→ **Objective**: Skip the pictures, please, and write out exactly the lines from the opening of the data through the line containing "const mid = (p.outerRadius".

→ **The input**:
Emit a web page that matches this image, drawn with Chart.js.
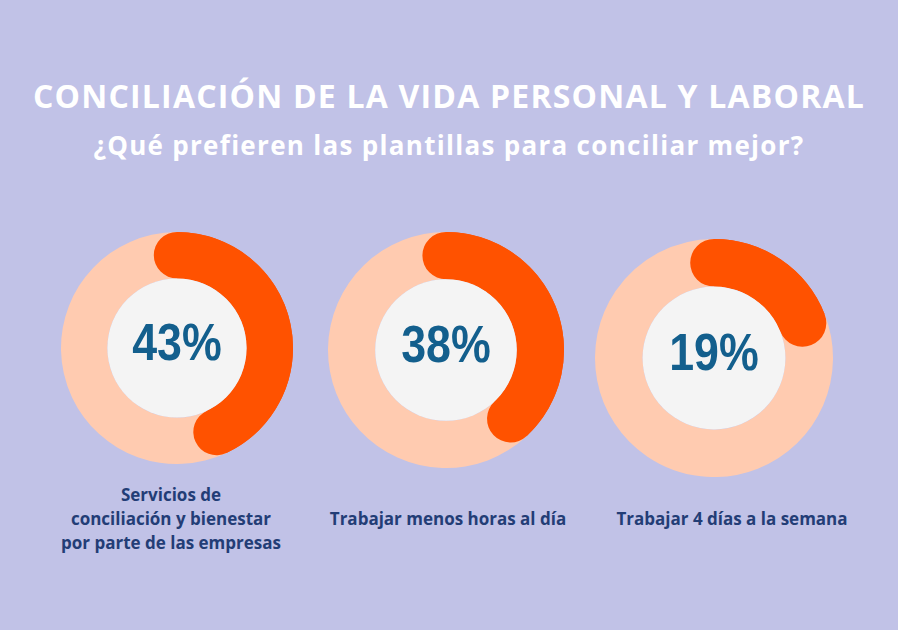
<!DOCTYPE html>
<html lang="es">
<head>
<meta charset="utf-8">
<title>Conciliación de la vida personal y laboral</title>
<script src="https://cdn.jsdelivr.net/npm/chart.js@4.4.0/dist/chart.umd.min.js"></script>
<style>
  html, body { margin: 0; padding: 0; }
  body {
    width: 898px; height: 630px; overflow: hidden; position: relative;
    background: #c1c2e7;
    font-family: "Open Sans", "Noto Sans", sans-serif;
  }
  .title {
    position: absolute; left: 0; width: 898px; text-align: center;
    color: #ffffff; font-weight: 700; white-space: nowrap;
  }
  #mainTitle { top: 74px; font-size: 32px; line-height: 44px; letter-spacing: 1.2px; }
  #subTitle { top: 127px; font-size: 26px; line-height: 36px; letter-spacing: 1.3px; }
  .donut { position: absolute; }
  .label {
    position: absolute; width: 300px; text-align: center;
    color: #233d76; font-weight: 700; font-size: 17px; line-height: 24px;
    white-space: nowrap;
  }
</style>
</head>
<body>
<div class="title" id="mainTitle">CONCILIACIÓN DE LA VIDA PERSONAL Y LABORAL</div>
<div class="title" id="subTitle">¿Qué prefieren las plantillas para conciliar mejor?</div>

<script>
// chart data
const categories = [
    ['Servicios de', 'conciliación y bienestar', 'por parte de las empresas'],
    ['Trabajar menos horas al día'],
    ['Trabajar 4 días a la semana']
];
const percentages = [43, 38, 19];

// layout of each ring on the page
const centers = [[177, 348], [446, 350], [714, 358]];
const radii = [116, 118, 119];
const labelCenters = [[171, 519], [448, 519], [732, 519]];

const ORANGE = '#ff5200';
const PEACH = '#ffcbb0';
const GREY = '#f4f4f4';
const NUMBER_BLUE = '#135f8d';

const ringPlugin = {
    id: 'ring',
    afterDatasetsDraw(chart) {
        const ctx = chart.ctx;
        const arc = chart.getDatasetMeta(0).data[0];
        const p = arc.getProps(['x', 'y', 'startAngle', 'endAngle', 'innerRadius', 'outerRadius'], true);
        const width = p.outerRadius - p.innerRadius;
        const mid = (p.outerRadius + p.innerRadius) / 2;

        ctx.save();
        // value arc with rounded ends
        ctx.beginPath();
        ctx.arc(p.x, p.y, mid, p.startAngle, p.endAngle);
        ctx.lineWidth = width;
        ctx.lineCap = 'round';
        ctx.strokeStyle = ORANGE;
        ctx.stroke();

        // centre disc
        ctx.beginPath();
        ctx.arc(p.x, p.y, p.innerRadius, 0, Math.PI * 2);
        ctx.fillStyle = GREY;
        ctx.fill();

        // percentage, narrow bold face
        const value = chart.data.datasets[0].data[0];
        ctx.translate(p.x, p.y + 12);
        ctx.scale(0.86, 1);
        ctx.font = 'bold 52px "Liberation Sans", Arial, sans-serif';
        ctx.fillStyle = NUMBER_BLUE;
        ctx.textAlign = 'center';
        ctx.textBaseline = 'alphabetic';
        ctx.fillText(value + '%', 0, 0);
        ctx.restore();
    }
};

percentages.forEach((pct, i) => {
    const r = radii[i];
    const [cx, cy] = centers[i];

    const box = document.createElement('div');
    box.className = 'donut';
    box.style.left = (cx - r) + 'px';
    box.style.top = (cy - r) + 'px';
    box.style.width = (r * 2) + 'px';
    box.style.height = (r * 2) + 'px';
    const canvas = document.createElement('canvas');
    box.appendChild(canvas);
    document.body.appendChild(box);

    new Chart(canvas.getContext('2d'), {
        type: 'doughnut',
        data: {
            labels: [categories[i].join(' '), 'Resto'],
            datasets: [{
                data: [pct, 100 - pct],
                backgroundColor: [ORANGE, PEACH],
                borderWidth: 0
            }]
        },
        options: {
            responsive: true,
            maintainAspectRatio: false,
            animation: false,
            cutout: '60%',
            layout: { padding: 0 },
            plugins: {
                legend: { display: false },
                tooltip: { enabled: false }
            }
        },
        plugins: [ringPlugin]
    });

    const lines = categories[i];
    const label = document.createElement('div');
    label.className = 'label';
    label.innerHTML = lines.join('<br>');
    label.style.left = (labelCenters[i][0] - 150) + 'px';
    label.style.top = (labelCenters[i][1] - lines.length * 12) + 'px';
    document.body.appendChild(label);
});
</script>
</body>
</html>
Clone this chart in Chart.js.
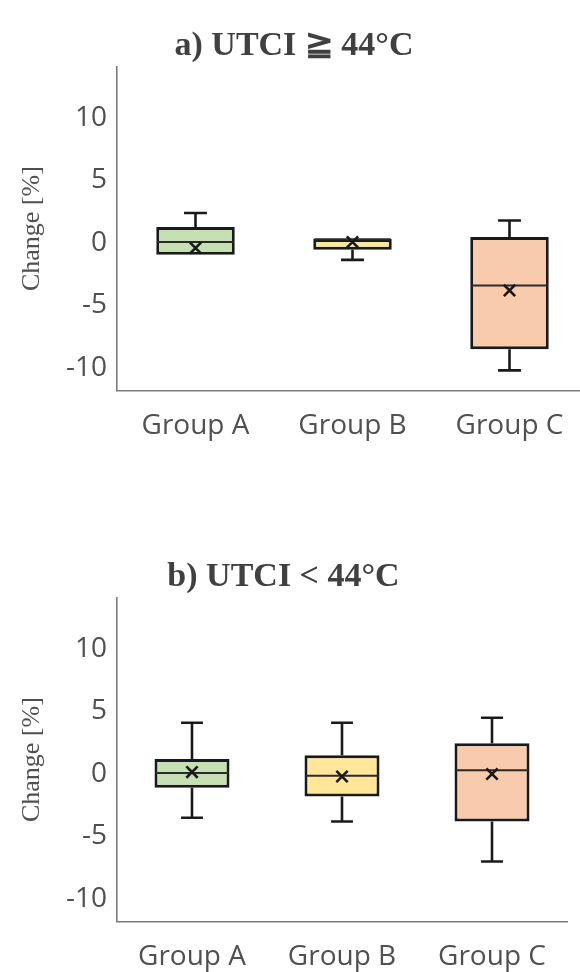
<!DOCTYPE html>
<html>
<head>
<meta charset="utf-8">
<script src="https://cdn.jsdelivr.net/npm/chart.js@4.4.1/dist/chart.umd.min.js"></script>
<style>
html, body { margin: 0; padding: 0; background: #fff; overflow: hidden; width: 580px; height: 972px; }
.wrap { position: absolute; left: 0; }
</style>
</head>
<body>
<div class="wrap" style="top:0;width:600px;height:470px"><canvas id="chartA"></canvas></div>
<div class="wrap" style="top:531px;width:580px;height:470px"><canvas id="chartB"></canvas></div>
<script>
// categories / ticks
var groups = ['Group A', 'Group B', 'Group C'];
var boxColors = ['#c5e0b3', '#ffe699', '#f8cbad'];
var yTicks = [-10, -5, 0, 5, 10];

// a) UTCI >= 44
var aMin = [-0.95, -1.35, -10.2];
var aQ1 = [-0.95, -0.55, -8.5];
var aMedian = [0.08, 0.3, -3.4];
var aQ3 = [1.27, 0.32, 0.48];
var aMax = [2.4, 0.32, 1.8];
var aMean = [-0.4, 0.08, -3.8];

// b) UTCI < 44
var bMin = [-3.5, -3.8, -7.0];
var bQ1 = [-1.1, -1.8, -3.8];
var bMedian = [0.08, -0.15, 0.3];
var bQ3 = [1.2, 1.5, 2.45];
var bMax = [4.1, 4.1, 4.5];
var bMean = [0.15, -0.2, 0.0];

var ink = '#1a1a1a';
var textGrey = '#505050';

// whiskers go under the boxes, medians on top of them
var boxPlugin = {
   id: 'boxparts',
   beforeDatasetsDraw(chart) {
      var s = chart.options.plugins.boxparts;
      var x = chart.scales.x, y = chart.scales.y, ctx = chart.ctx;
      var cap = x.width / groups.length * 0.073;
      ctx.save();
      ctx.strokeStyle = ink;
      ctx.lineWidth = 2.6;
      groups.forEach((g, i) => {
         var cx = x.getPixelForValue(i);
         [[s.q3[i], s.max[i]], [s.q1[i], s.min[i]]].forEach(p => {
            if (p[0] === p[1]) return;
            var y0 = y.getPixelForValue(p[0]), y1 = y.getPixelForValue(p[1]);
            ctx.beginPath();
            ctx.moveTo(cx, y0);
            ctx.lineTo(cx, y1);
            ctx.moveTo(cx - cap, y1);
            ctx.lineTo(cx + cap, y1);
            ctx.stroke();
         });
      });
      ctx.restore();
   },
   afterDatasetDraw(chart, args) {
      if (args.index !== 0) return;
      var s = chart.options.plugins.boxparts;
      var y = chart.scales.y, ctx = chart.ctx;
      var meta = chart.getDatasetMeta(0);
      ctx.save();
      ctx.strokeStyle = '#2a2a2a';
      ctx.lineWidth = 2;
      groups.forEach((g, i) => {
         var bar = meta.data[i];
         var ym = y.getPixelForValue(s.median[i]);
         ctx.beginPath();
         ctx.moveTo(bar.x - bar.width / 2 + 1, ym);
         ctx.lineTo(bar.x + bar.width / 2 - 1, ym);
         ctx.stroke();
      });
      ctx.restore();
   }
};

function makeChart(id, title, mn, q1, med, q3, mx, mean, padRight) {
   return new Chart(document.getElementById(id), {
      type: 'bar',
      data: {
         labels: groups,
         datasets: [{
            data: groups.map((g, i) => [q1[i], q3[i]]),
            backgroundColor: boxColors,
            borderColor: ink,
            borderWidth: 3,
            borderSkipped: false,
            barPercentage: 0.5,
            categoryPercentage: 1,
            order: 2
         }, {
            type: 'line',
            data: mean,
            showLine: false,
            pointStyle: 'crossRot',
            pointRadius: 8,
            pointBorderWidth: 2.6,
            borderColor: ink,
            order: 1
         }]
      },
      options: {
         responsive: true,
         maintainAspectRatio: false,
         animation: false,
         layout: { padding: { right: padRight, bottom: 8 } },
         plugins: {
            legend: { display: false },
            tooltip: { enabled: false },
            title: {
               display: true,
               text: title,
               color: '#404040',
               font: { family: 'Liberation Serif', size: 34, weight: 'bold' },
               padding: { top: 26, bottom: 0 }
            },
            boxparts: { min: mn, q1: q1, median: med, q3: q3, max: mx }
         },
         scales: {
            x: {
               grid: { display: false, drawTicks: false },
               border: { display: true, color: '#7a7a7a', width: 1.6 },
               ticks: {
                  color: textGrey,
                  font: { family: 'Open Sans', size: 28 },
                  padding: 19,
                  maxRotation: 0
               }
            },
            y: {
               min: -11.8,
               max: 14.1,
               afterBuildTicks: s => { s.ticks = yTicks.map(v => ({ value: v })); },
               afterFit: s => { s.width = 117; },
               grid: { display: false, drawTicks: false },
               border: { display: true, color: '#7a7a7a', width: 1.6 },
               ticks: {
                  color: textGrey,
                  font: { family: 'Open Sans', size: 28 },
                  padding: 10
               },
               title: {
                  display: true,
                  text: 'Change [%]',
                  color: textGrey,
                  font: { family: 'Liberation Serif', size: 26 },
                  padding: { top: 17, bottom: 0 }
               }
            }
         }
      },
      plugins: [boxPlugin]
   });
}

makeChart('chartA', 'a) UTCI \u2267 44\u00b0C', aMin, aQ1, aMedian, aQ3, aMax, aMean, 12);
makeChart('chartB', 'b) UTCI < 44\u00b0C', bMin, bQ1, bMedian, bQ3, bMax, bMean, 13);
</script>
</body>
</html>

→ **The reply**:
Emit a web page that matches this image, drawn with Chart.js.
<!DOCTYPE html>
<html lang="es">
<head>
<meta charset="utf-8">
<title>Conciliación de la vida personal y laboral</title>
<script src="https://cdn.jsdelivr.net/npm/chart.js@4.4.0/dist/chart.umd.min.js"></script>
<style>
  html, body { margin: 0; padding: 0; }
  body {
    width: 898px; height: 630px; overflow: hidden; position: relative;
    background: #c1c2e7;
    font-family: "Open Sans", "Noto Sans", sans-serif;
  }
  .title {
    position: absolute; left: 0; width: 898px; text-align: center;
    color: #ffffff; font-weight: 700; white-space: nowrap;
  }
  #mainTitle { top: 74px; font-size: 32px; line-height: 44px; letter-spacing: 1.2px; }
  #subTitle { top: 127px; font-size: 26px; line-height: 36px; letter-spacing: 1.3px; }
  .donut { position: absolute; }
  .label {
    position: absolute; width: 300px; text-align: center;
    color: #233d76; font-weight: 700; font-size: 17px; line-height: 24px;
    white-space: nowrap;
  }
</style>
</head>
<body>
<div class="title" id="mainTitle">CONCILIACIÓN DE LA VIDA PERSONAL Y LABORAL</div>
<div class="title" id="subTitle">¿Qué prefieren las plantillas para conciliar mejor?</div>

<script>
// chart data
const categories = [
    ['Servicios de', 'conciliación y bienestar', 'por parte de las empresas'],
    ['Trabajar menos horas al día'],
    ['Trabajar 4 días a la semana']
];
const percentages = [43, 38, 19];

// layout of each ring on the page
const centers = [[177, 348], [446, 350], [714, 358]];
const radii = [116, 118, 119];
const labelCenters = [[171, 519], [448, 519], [732, 519]];

const ORANGE = '#ff5200';
const PEACH = '#ffcbb0';
const GREY = '#f4f4f4';
const NUMBER_BLUE = '#135f8d';

const ringPlugin = {
    id: 'ring',
    afterDatasetsDraw(chart) {
        const ctx = chart.ctx;
        const arc = chart.getDatasetMeta(0).data[0];
        const p = arc.getProps(['x', 'y', 'startAngle', 'endAngle', 'innerRadius', 'outerRadius'], true);
        const width = p.outerRadius - p.innerRadius;
        const mid = (p.outerRadius + p.innerRadius) / 2;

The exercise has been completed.